Retype the whole listing, please, keeping every line exact and dropping the pictures.
** Begin INFORMATION SUPPLIED **
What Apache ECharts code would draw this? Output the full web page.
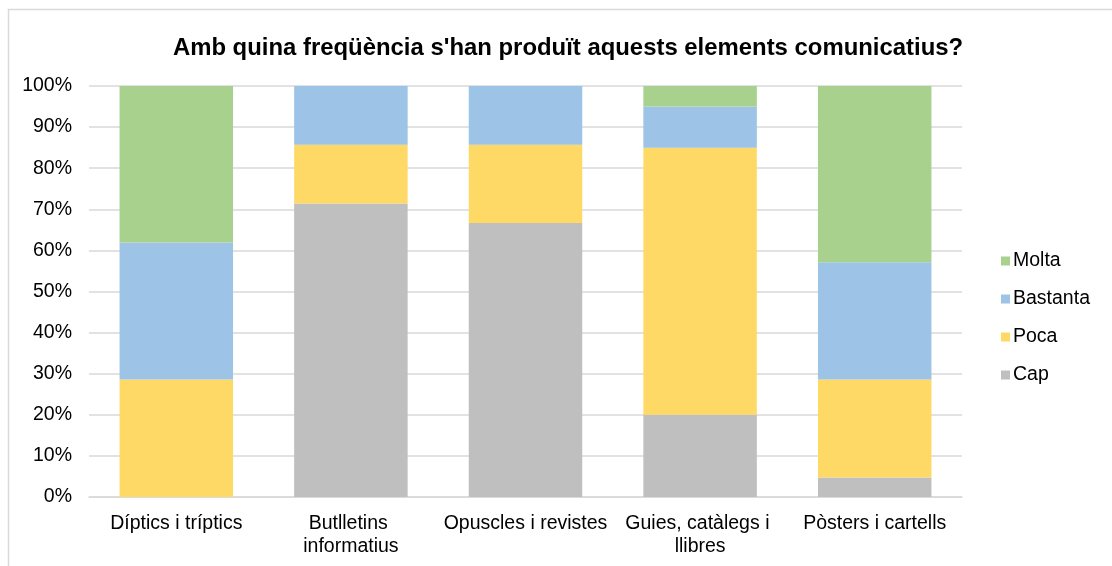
<!DOCTYPE html>
<html>
<head>
<meta charset="utf-8">
<script src="https://cdn.jsdelivr.net/npm/echarts@6/dist/echarts.min.js"></script>
<style>
  html, body { margin: 0; padding: 0; background: #fff; }
  #main { width: 1112px; height: 566px; }
</style>
</head>
<body>
<div id="main"></div>
<script>
// categories and values (% of responses)
const categories = [
  'Díptics i tríptics',
  'Butlletins informatius',
  'Opuscles i revistes',
  'Guies, catàlegs i llibres',
  'Pòsters i cartells'
]
const cap = [0, 71.43, 66.67, 20, 4.76]
const poca = [28.57, 14.29, 19.05, 65, 23.81]
const bastanta = [33.33, 14.29, 14.29, 10, 28.57]
const molta = [38.1, 0, 0, 5, 42.86]

const titleText = "Amb quina freqüència s'han produït aquests elements comunicatius?"
const fontFamily = '"Liberation Sans", Arial, sans-serif'

const chart = echarts.init(document.getElementById('main'))

const option = {
  animation: false,
  color: ['#BFBFBF', '#FFD966', '#9DC3E6', '#A9D18E'],
  graphic: [{
    type: 'rect',
    shape: { x: 8.5, y: 9.5, width: 1200, height: 700 },
    style: { fill: 'none', stroke: '#D9D9D9', lineWidth: 1.5 },
    silent: true
  }],
  title: {
    text: titleText,
    left: 563,
    textAlign: 'center',
    top: 31,
    textStyle: {
      fontFamily: fontFamily,
      fontSize: 23.9,
      fontWeight: 'bold',
      color: '#000'
    }
  },
  legend: {
    orient: 'vertical',
    left: 996,
    top: 246,
    itemGap: 18,
    itemWidth: 9,
    itemHeight: 9,
    icon: 'rect',
    data: ['Molta', 'Bastanta', 'Poca', 'Cap'],
    textStyle: {
      fontFamily: fontFamily,
      fontSize: 19.5,
      color: '#000',
      padding: [0, 0, 0, -2]
    }
  },
  grid: {
    left: 89,
    right: 150,
    top: 86,
    bottom: 69,
    containLabel: false
  },
  xAxis: {
    type: 'category',
    data: categories,
    axisTick: { show: false },
    axisLine: { lineStyle: { color: '#D9D9D9', width: 1.5 } },
    axisLabel: {
      color: '#000',
      fontFamily: fontFamily,
      fontSize: 19.5,
      margin: 15,
      lineHeight: 23,
      width: 174,
      overflow: 'break',
      interval: 0
    }
  },
  yAxis: {
    type: 'value',
    min: 0,
    max: 100,
    interval: 10,
    axisLine: { show: false },
    axisTick: { show: false },
    axisLabel: {
      formatter: '{value}%',
      color: '#000',
      fontFamily: fontFamily,
      fontSize: 19.5,
      margin: 17
    },
    splitLine: { lineStyle: { color: '#D9D9D9', width: 1.5 } }
  },
  series: [
    { name: 'Cap', type: 'bar', stack: 'total', data: cap, barCategoryGap: '35%' },
    { name: 'Poca', type: 'bar', stack: 'total', data: poca },
    { name: 'Bastanta', type: 'bar', stack: 'total', data: bastanta },
    { name: 'Molta', type: 'bar', stack: 'total', data: molta }
  ]
}

chart.setOption(option)
</script>
</body>
</html>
** End INFORMATION SUPPLIED **
[OUTPUT FOR THIS EXERCISE]
What Apache ECharts code would draw this? Output the full web page.
<!DOCTYPE html>
<html>
<head>
<meta charset="utf-8">
<script src="https://cdn.jsdelivr.net/npm/echarts@6/dist/echarts.min.js"></script>
<style>
  html, body { margin: 0; padding: 0; background: #fff; }
  #main { width: 1112px; height: 566px; }
</style>
</head>
<body>
<div id="main"></div>
<script>
// categories and values (% of responses)
const categories = [
  'Díptics i tríptics',
  'Butlletins informatius',
  'Opuscles i revistes',
  'Guies, catàlegs i llibres',
  'Pòsters i cartells'
]
const cap = [0, 71.43, 66.67, 20, 4.76]
const poca = [28.57, 14.29, 19.05, 65, 23.81]
const bastanta = [33.33, 14.29, 14.29, 10, 28.57]
const molta = [38.1, 0, 0, 5, 42.86]

const titleText = "Amb quina freqüència s'han produït aquests elements comunicatius?"
const fontFamily = '"Liberation Sans", Arial, sans-serif'

const chart = echarts.init(document.getElementById('main'))

const option = {
  animation: false,
  color: ['#BFBFBF', '#FFD966', '#9DC3E6', '#A9D18E'],
  graphic: [{
    type: 'rect',
    shape: { x: 8.5, y: 9.5, width: 1200, height: 700 },
    style: { fill: 'none', stroke: '#D9D9D9', lineWidth: 1.5 },
    silent: true
  }],
  title: {
    text: titleText,
    left: 563,
    textAlign: 'center',
    top: 31,
    textStyle: {
      fontFamily: fontFamily,
      fontSize: 23.9,
      fontWeight: 'bold',
      color: '#000'
    }
  },
  legend: {
    orient: 'vertical',
    left: 996,
    top: 246,
    itemGap: 18,
    itemWidth: 9,
    itemHeight: 9,
    icon: 'rect',
    data: ['Molta', 'Bastanta', 'Poca', 'Cap'],
    textStyle: {
      fontFamily: fontFamily,
      fontSize: 19.5,
      color: '#000',
      padding: [0, 0, 0, -2]
    }
  },
  grid: {
    left: 89,
    right: 150,
    top: 86,
    bottom: 69,
    containLabel: false
  },
  xAxis: {
    type: 'category',
    data: categories,
    axisTick: { show: false },
    axisLine: { lineStyle: { color: '#D9D9D9', width: 1.5 } },
    axisLabel: {
      color: '#000',
      fontFamily: fontFamily,
      fontSize: 19.5,
      margin: 15,
      lineHeight: 23,
      width: 174,
      overflow: 'break',
      interval: 0
    }
  },
  yAxis: {
    type: 'value',
    min: 0,
    max: 100,
    interval: 10,
    axisLine: { show: false },
    axisTick: { show: false },
    axisLabel: {
      formatter: '{value}%',
      color: '#000',
      fontFamily: fontFamily,
      fontSize: 19.5,
      margin: 17
    },
    splitLine: { lineStyle: { color: '#D9D9D9', width: 1.5 } }
  },
  series: [
    { name: 'Cap', type: 'bar', stack: 'total', data: cap, barCategoryGap: '35%' },
    { name: 'Poca', type: 'bar', stack: 'total', data: poca },
    { name: 'Bastanta', type: 'bar', stack: 'total', data: bastanta },
    { name: 'Molta', type: 'bar', stack: 'total', data: molta }
  ]
}

chart.setOption(option)
</script>
</body>
</html>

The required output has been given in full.